- [INSTRUCTIONS FOR THE TASK]: Extract each line of the material that follows exactly and omit its pictures.

-- Start GIVEN INFORMATION --

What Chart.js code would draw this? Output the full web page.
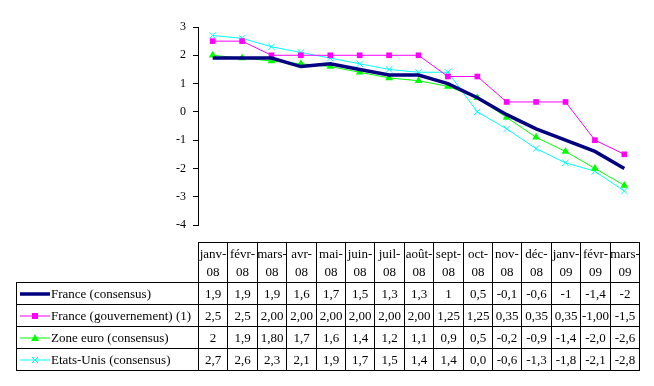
<!DOCTYPE html>
<html>
<head>
<meta charset="utf-8">
<script src="https://cdn.jsdelivr.net/npm/chart.js@4/dist/chart.umd.min.js"></script>
<style>
  html, body { margin: 0; padding: 0; background: #fff; }
  #wrap { position: relative; width: 654px; height: 386px; overflow: hidden; }
  #chart { position: absolute; left: 0; top: 0; }
  .cell {
    position: absolute; box-sizing: border-box; border: 1px solid #000;
    font-family: "Liberation Serif", "Times New Roman", serif; font-size: 13px; color: #000;
    display: flex; align-items: center; justify-content: center; text-align: center;
    line-height: 18px; white-space: nowrap;
  }
  .cell.lab { justify-content: flex-start; padding-left: 3px; }
  .cell.lab svg { margin-right: 1px; }
</style>
</head>
<body>
<div id="wrap">
  <canvas id="chart" width="654" height="386"></canvas>
</div>
<script>
const months = ['janv-08', 'févr-08', 'mars-08', 'avr-08', 'mai-08', 'juin-08', 'juil-08', 'août-08',
                'sept-08', 'oct-08', 'nov-08', 'déc-08', 'janv-09', 'févr-09', 'mars-09'];

const seriesNames = ['France (consensus)', 'France (gouvernement) (1)', 'Zone euro (consensus)', 'Etats-Unis (consensus)'];

const franceConsensus = [1.9, 1.9, 1.9, 1.6, 1.7, 1.5, 1.3, 1.3, 1, 0.5, -0.1, -0.6, -1, -1.4, -2];
const franceGouv = [2.5, 2.5, 2.0, 2.0, 2.0, 2.0, 2.0, 2.0, 1.25, 1.25, 0.35, 0.35, 0.35, -1.0, -1.5];
const zoneEuro = [2, 1.9, 1.8, 1.7, 1.6, 1.4, 1.2, 1.1, 0.9, 0.5, -0.2, -0.9, -1.4, -2.0, -2.6];
const etatsUnis = [2.7, 2.6, 2.3, 2.1, 1.9, 1.7, 1.5, 1.4, 1.4, 0.0, -0.6, -1.3, -1.8, -2.1, -2.8];

// text shown in the data table, as written in the source
const franceConsensusTxt = ['1,9', '1,9', '1,9', '1,6', '1,7', '1,5', '1,3', '1,3', '1', '0,5', '-0,1', '-0,6', '-1', '-1,4', '-2'];
const franceGouvTxt = ['2,5', '2,5', '2,00', '2,00', '2,00', '2,00', '2,00', '2,00', '1,25', '1,25', '0,35', '0,35', '0,35', '-1,00', '-1,5'];
const zoneEuroTxt = ['2', '1,9', '1,80', '1,7', '1,6', '1,4', '1,2', '1,1', '0,9', '0,5', '-0,2', '-0,9', '-1,4', '-2,0', '-2,6'];
const etatsUnisTxt = ['2,7', '2,6', '2,3', '2,1', '1,9', '1,7', '1,5', '1,4', '1,4', '0,0', '-0,6', '-1,3', '-1,8', '-2,1', '-2,8'];

const yTicks = [3, 2, 1, 0, -1, -2, -3, -4];

const colors = ['#000080', '#ff00ff', '#00ff00', '#00ffff'];

const ctx = document.getElementById('chart').getContext('2d');

const chart = new Chart(ctx, {
    type: 'line',
    data: {
        labels: months,
        datasets: [
            { label: seriesNames[0], data: franceConsensus, borderColor: colors[0], backgroundColor: colors[0],
              borderWidth: 3.5, pointRadius: 0 },
            { label: seriesNames[1], data: franceGouv, borderColor: colors[1], backgroundColor: colors[1],
              borderWidth: 1, pointStyle: 'rect', pointRadius: 4, pointBorderWidth: 0 },
            { label: seriesNames[2], data: zoneEuro, borderColor: colors[2], backgroundColor: colors[2],
              borderWidth: 1, pointStyle: 'triangle', pointRadius: 4.5, pointBorderWidth: 0 },
            { label: seriesNames[3], data: etatsUnis, borderColor: colors[3], backgroundColor: colors[3],
              borderWidth: 1, pointStyle: 'crossRot', pointRadius: 4.5, pointBorderWidth: 1 }
        ]
    },
    options: {
        responsive: false,
        animation: false,
        layout: { padding: { left: 158, right: 15, top: 27, bottom: 161 } },
        plugins: { legend: { display: false }, tooltip: { enabled: false } },
        scales: {
            x: { display: false, offset: true },
            y: {
                min: Math.min(...yTicks), max: Math.max(...yTicks),
                afterFit: s => { s.width = 40; },
                afterBuildTicks: s => { s.ticks = yTicks.map(v => ({ value: v })); },
                border: { display: true, color: '#000', width: 1 },
                grid: { drawOnChartArea: false, drawTicks: true, tickLength: 5, color: '#000' },
                ticks: { color: '#000', padding: 7, font: { family: 'Liberation Serif', size: 12 } }
            }
        }
    }
});

// legend keys for the table
function keySvg(i) {
    const c = colors[i];
    let m = '';
    if (i === 0) return `<svg width="30" height="10"><line x1="0" y1="5" x2="30" y2="5" stroke="${c}" stroke-width="3.5"/></svg>`;
    if (i === 1) m = `<rect x="12" y="2" width="6" height="6" fill="${c}"/>`;
    if (i === 2) m = `<polygon points="15,1 19,8 11,8" fill="${c}"/>`;
    if (i === 3) m = `<path d="M12 2 L18 8 M18 2 L12 8" stroke="${c}" stroke-width="1"/>`;
    return `<svg width="30" height="10"><line x1="0" y1="5" x2="30" y2="5" stroke="${c}" stroke-width="1"/>${m}</svg>`;
}

function addCell(x, y, w, h, html, cls) {
    const d = document.createElement('div');
    d.className = 'cell' + (cls ? ' ' + cls : '');
    d.style.left = x + 'px';
    d.style.top = y + 'px';
    d.style.width = (w + 1) + 'px';
    d.style.height = (h + 1) + 'px';
    d.innerHTML = html;
    document.getElementById('wrap').appendChild(d);
}

// data table under the plot, columns taken from the x scale
const xs = chart.scales.x;
const colW = (xs.right - xs.left) / months.length;
const rowTops = [242, 282, 304, 326, 348, 370];
const tableLeft = 16;
const tableTxt = [franceConsensusTxt, franceGouvTxt, zoneEuroTxt, etatsUnisTxt];

months.forEach((m, i) => {
    const p = m.split('-');
    const x = Math.round(xs.left + i * colW);
    const w = Math.round(xs.left + (i + 1) * colW) - x;
    addCell(x, rowTops[0], w, rowTops[1] - rowTops[0], p[0] + '-<br>' + p[1]);
    tableTxt.forEach((arr, r) => {
        addCell(x, rowTops[r + 1], w, rowTops[r + 2] - rowTops[r + 1], arr[i]);
    });
});
seriesNames.forEach((name, r) => {
    addCell(tableLeft, rowTops[r + 1], Math.round(xs.left) - tableLeft, rowTops[r + 2] - rowTops[r + 1], keySvg(r) + name, 'lab');
});
</script>
</body>
</html>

-- End GIVEN INFORMATION --

- [TASK RESULT]:
What Chart.js code would draw this? Output the full web page.
<!DOCTYPE html>
<html>
<head>
<meta charset="utf-8">
<script src="https://cdn.jsdelivr.net/npm/chart.js@4/dist/chart.umd.min.js"></script>
<style>
  html, body { margin: 0; padding: 0; background: #fff; }
  #wrap { position: relative; width: 654px; height: 386px; overflow: hidden; }
  #chart { position: absolute; left: 0; top: 0; }
  .cell {
    position: absolute; box-sizing: border-box; border: 1px solid #000;
    font-family: "Liberation Serif", "Times New Roman", serif; font-size: 13px; color: #000;
    display: flex; align-items: center; justify-content: center; text-align: center;
    line-height: 18px; white-space: nowrap;
  }
  .cell.lab { justify-content: flex-start; padding-left: 3px; }
  .cell.lab svg { margin-right: 1px; }
</style>
</head>
<body>
<div id="wrap">
  <canvas id="chart" width="654" height="386"></canvas>
</div>
<script>
const months = ['janv-08', 'févr-08', 'mars-08', 'avr-08', 'mai-08', 'juin-08', 'juil-08', 'août-08',
                'sept-08', 'oct-08', 'nov-08', 'déc-08', 'janv-09', 'févr-09', 'mars-09'];

const seriesNames = ['France (consensus)', 'France (gouvernement) (1)', 'Zone euro (consensus)', 'Etats-Unis (consensus)'];

const franceConsensus = [1.9, 1.9, 1.9, 1.6, 1.7, 1.5, 1.3, 1.3, 1, 0.5, -0.1, -0.6, -1, -1.4, -2];
const franceGouv = [2.5, 2.5, 2.0, 2.0, 2.0, 2.0, 2.0, 2.0, 1.25, 1.25, 0.35, 0.35, 0.35, -1.0, -1.5];
const zoneEuro = [2, 1.9, 1.8, 1.7, 1.6, 1.4, 1.2, 1.1, 0.9, 0.5, -0.2, -0.9, -1.4, -2.0, -2.6];
const etatsUnis = [2.7, 2.6, 2.3, 2.1, 1.9, 1.7, 1.5, 1.4, 1.4, 0.0, -0.6, -1.3, -1.8, -2.1, -2.8];

// text shown in the data table, as written in the source
const franceConsensusTxt = ['1,9', '1,9', '1,9', '1,6', '1,7', '1,5', '1,3', '1,3', '1', '0,5', '-0,1', '-0,6', '-1', '-1,4', '-2'];
const franceGouvTxt = ['2,5', '2,5', '2,00', '2,00', '2,00', '2,00', '2,00', '2,00', '1,25', '1,25', '0,35', '0,35', '0,35', '-1,00', '-1,5'];
const zoneEuroTxt = ['2', '1,9', '1,80', '1,7', '1,6', '1,4', '1,2', '1,1', '0,9', '0,5', '-0,2', '-0,9', '-1,4', '-2,0', '-2,6'];
const etatsUnisTxt = ['2,7', '2,6', '2,3', '2,1', '1,9', '1,7', '1,5', '1,4', '1,4', '0,0', '-0,6', '-1,3', '-1,8', '-2,1', '-2,8'];

const yTicks = [3, 2, 1, 0, -1, -2, -3, -4];

const colors = ['#000080', '#ff00ff', '#00ff00', '#00ffff'];

const ctx = document.getElementById('chart').getContext('2d');

const chart = new Chart(ctx, {
    type: 'line',
    data: {
        labels: months,
        datasets: [
            { label: seriesNames[0], data: franceConsensus, borderColor: colors[0], backgroundColor: colors[0],
              borderWidth: 3.5, pointRadius: 0 },
            { label: seriesNames[1], data: franceGouv, borderColor: colors[1], backgroundColor: colors[1],
              borderWidth: 1, pointStyle: 'rect', pointRadius: 4, pointBorderWidth: 0 },
            { label: seriesNames[2], data: zoneEuro, borderColor: colors[2], backgroundColor: colors[2],
              borderWidth: 1, pointStyle: 'triangle', pointRadius: 4.5, pointBorderWidth: 0 },
            { label: seriesNames[3], data: etatsUnis, borderColor: colors[3], backgroundColor: colors[3],
              borderWidth: 1, pointStyle: 'crossRot', pointRadius: 4.5, pointBorderWidth: 1 }
        ]
    },
    options: {
        responsive: false,
        animation: false,
        layout: { padding: { left: 158, right: 15, top: 27, bottom: 161 } },
        plugins: { legend: { display: false }, tooltip: { enabled: false } },
        scales: {
            x: { display: false, offset: true },
            y: {
                min: Math.min(...yTicks), max: Math.max(...yTicks),
                afterFit: s => { s.width = 40; },
                afterBuildTicks: s => { s.ticks = yTicks.map(v => ({ value: v })); },
                border: { display: true, color: '#000', width: 1 },
                grid: { drawOnChartArea: false, drawTicks: true, tickLength: 5, color: '#000' },
                ticks: { color: '#000', padding: 7, font: { family: 'Liberation Serif', size: 12 } }
            }
        }
    }
});

// legend keys for the table
function keySvg(i) {
    const c = colors[i];
    let m = '';
    if (i === 0) return `<svg width="30" height="10"><line x1="0" y1="5" x2="30" y2="5" stroke="${c}" stroke-width="3.5"/></svg>`;
    if (i === 1) m = `<rect x="12" y="2" width="6" height="6" fill="${c}"/>`;
    if (i === 2) m = `<polygon points="15,1 19,8 11,8" fill="${c}"/>`;
    if (i === 3) m = `<path d="M12 2 L18 8 M18 2 L12 8" stroke="${c}" stroke-width="1"/>`;
    return `<svg width="30" height="10"><line x1="0" y1="5" x2="30" y2="5" stroke="${c}" stroke-width="1"/>${m}</svg>`;
}

function addCell(x, y, w, h, html, cls) {
    const d = document.createElement('div');
    d.className = 'cell' + (cls ? ' ' + cls : '');
    d.style.left = x + 'px';
    d.style.top = y + 'px';
    d.style.width = (w + 1) + 'px';
    d.style.height = (h + 1) + 'px';
    d.innerHTML = html;
    document.getElementById('wrap').appendChild(d);
}

// data table under the plot, columns taken from the x scale
const xs = chart.scales.x;
const colW = (xs.right - xs.left) / months.length;
const rowTops = [242, 282, 304, 326, 348, 370];
const tableLeft = 16;
const tableTxt = [franceConsensusTxt, franceGouvTxt, zoneEuroTxt, etatsUnisTxt];

months.forEach((m, i) => {
    const p = m.split('-');
    const x = Math.round(xs.left + i * colW);
    const w = Math.round(xs.left + (i + 1) * colW) - x;
    addCell(x, rowTops[0], w, rowTops[1] - rowTops[0], p[0] + '-<br>' + p[1]);
    tableTxt.forEach((arr, r) => {
        addCell(x, rowTops[r + 1], w, rowTops[r + 2] - rowTops[r + 1], arr[i]);
    });
});
seriesNames.forEach((name, r) => {
    addCell(tableLeft, rowTops[r + 1], Math.round(xs.left) - tableLeft, rowTops[r + 2] - rowTops[r + 1], keySvg(r) + name, 'lab');
});
</script>
</body>
</html>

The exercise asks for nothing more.